Analysis Seminar, Fall 2015
General Information
Meeting time and place: Mondays 4-5pm in SMLC 356
Contact for seminar credit: Matthew Blair, blair ["at"] math.unm.edu
Talks
Monday, August 24
Speaker: Matthew Blair
Title: Introduction to Fourier restriction and L^p bounds for eigenfunctions of the Laplacian
Abstract: In this talk, we will introduce the restriction problem for the Fourier transform, which asks when the Fourier transform of a function can be meaningfully restricted to a hypersurface. The problem is often characterized in terms of L^p bounds on the restriction, which can lead to interesting estimates on solutions to PDE, such as the wave, Schrodinger and Helmholtz equations. We then consider a generalization of the latter to compact Riemannian manifolds, which considers L^p bounds on eigenfunctions of the Laplacian in the high frequency limit. Here it is interesting to consider how the geometry of the manifold and the underlying geodesic flow influences these estimates. This talk will provide some foundations for future talks and possibly for the New Mexico Analysis Seminar at UNM in spring of 2016.
Monday, August 31
Speaker: Matthew Blair
Title: Introduction to Fourier restriction and L^p bounds for eigenfunctions of the Laplacian, Part II
Abstract: This is a continuation of the previous lecture, focusing on eigenfunctions of the Laplacian as a generalization of Fourier restriction on the sphere.
Monday, September 14
Speaker: Bishnu Sedai
Title: Trace formulas for a Laplacian perturbed by multiplication by a constant.

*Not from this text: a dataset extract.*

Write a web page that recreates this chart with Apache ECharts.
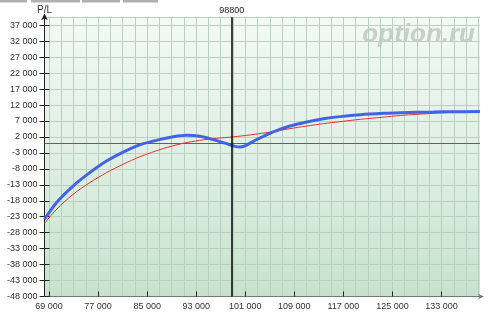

Abstract: In this talk, We will see a trace formula for the remainder of the Taylor approximation of an operator function for n=1 and n=2, n is a natural number, and for a Hilbert space H equal to L^2([0,pi]), unbounded self-adjoint operator H_0 equal to the negative Laplacian, bounded self-adjoint operator V equal to multiplication by a constant, and a sufficiently smooth compactly supported function f.
Monday, September 21
Speaker: Bishnu Sedai
Title: Trace formulas for a Laplacian perturbed by multiplication by a constant, Part II.
Abstract: In this talk, We will see a trace formula for the remainder of the Taylor approximation of an operator function for n=1 and n=2, n is a natural number, and for a Hilbert space H equal to L^2([0,pi]), unbounded self-adjoint operator H_0 equal to the negative Laplacian, bounded self-adjoint operator V equal to multiplication by a constant, and a sufficiently smooth compactly supported function f.
Monday, September 28
No Seminar
Monday, October 5
Speaker: Bishnu Sedai
Title: Trace formulas for a Laplacian perturbed by multiplication by a constant, Part III.
Abstract: In this talk, we will see a trace formula for the remainder of the Taylor approximation of an operator function of low order and for a Hilbert space H equal to L^2([0,pi]), unbounded self-adjoint operator H_0 equal to the negative Laplacian, bounded self-adjoint operator V equal to multiplication by a constant, and a sufficiently smooth compactly supported function f.
Monday, November 9
Speaker: Bishnu Sedai
Title: Perturbation of self-adjoint operators with compact resolvents.
Abstract: We will discuss integral representations for the trace of Taylor remainders of operator functions corresponding to self-adjoint perturbations of self-adjoint operators, particularly of self-adjoint operators with resolvent belonging to Schatten-von Neumann ideal of compact operators S^n.
Monday, November 16
Speaker: Maxim Zinchenko
Title: Nonlinear Analogs of Paley–Wiener Theorem.
Abstract: In this talk I will review the classical Paley–Wiener Theorem and its nonlinear analogs appearing in the spectral theory of Jacobi and CMV operators.
Monday, November 23
Speaker: Stephen Lau
Title: On exact transparent boundary conditions for the wave equation.
Abstract: Consider the Cauchy problem for the ordinary (3+1) wave equation. Reduction of the spatial domain to a half-space involves an exact transparent boundary condition enforced on a planar boundary. This boundary condition is most easily formulated in terms of the tangential-Fourier and time-Laplace transform of the solution. Using the Schwartz theory of distributions, we examine two other formulations: (i) the nonlocal spacetime form and (ii) its 3-dimensional (tangential/time) Fourier transform. The spacetime form features a convolution between two tempered distributions. This is joint work with Jim Ellison and Klaus Heinemann.